Lawrence City Manager Craig Owens said he thought it was an “extremely exciting” gamechanger to think about what the needs are before worrying about where to scrounge up the money to make it happen.
Brown listed a number of funds and big dollar amounts available. He said he thought it was possible to leverage discretionary funds at the state level to support programming at the local level. Not all of the exact amounts are known yet, but just as a couple of examples:
Brown said $251.6 million will be going to nine Kansas metropolitan cities for discretionary use. The Kansas Legislative Research Department estimates that Lawrence will get $18.9 million of that funding, Brown said; half of that will come this year, and half next year.
Some funds will go to local school districts; other “buckets” are intended for higher education or libraries. Additional millions are set aside for education of homeless children; that money can be used to provide wraparound services and ensure that children are able to attend school and participate in activities, for instance, Brown said.
Mathew Faulk, director of housing at Bert Nash Community Mental Health Center, said part of the solution needed to be at minimum 300 housing units, about half of which would provide lifelong support for the clients who live in them. The other half could be shorter-term housing, he said.

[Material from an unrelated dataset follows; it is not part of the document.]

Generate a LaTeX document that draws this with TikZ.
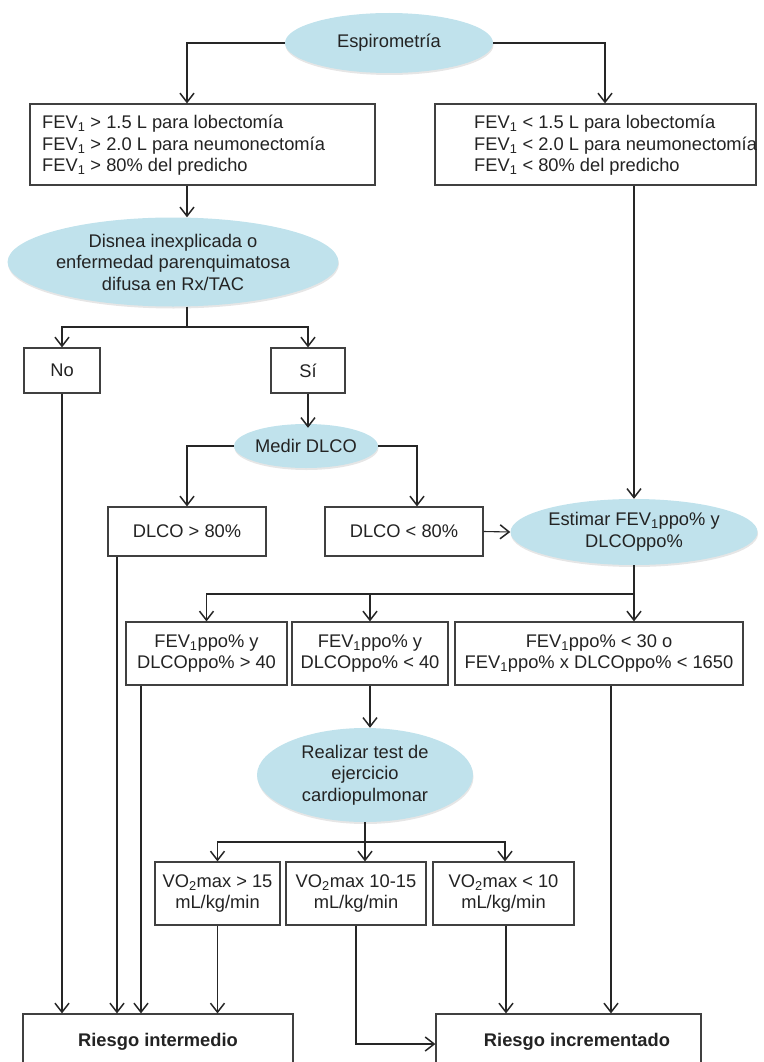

But Faulk noted that the housing should fit the needs of the people who will live there — for instance, some folks are OK with living in an apartment-style housing and sharing walls with other people, but some aren’t, Faulk said.
Brown said he agreed that securing the brick-and-mortar places for people to live was crucial, but he also thought it would be important for the city and county to come to an agreement on how to maintain all of it into the future.
Wednesday’s summit included some interested members of the public. Those who are in attendance for part two of the summit on Thursday, open just to city and county leaders and key stakeholders, will talk about topics including potential savings from taking a housing-first perspective, Brown said.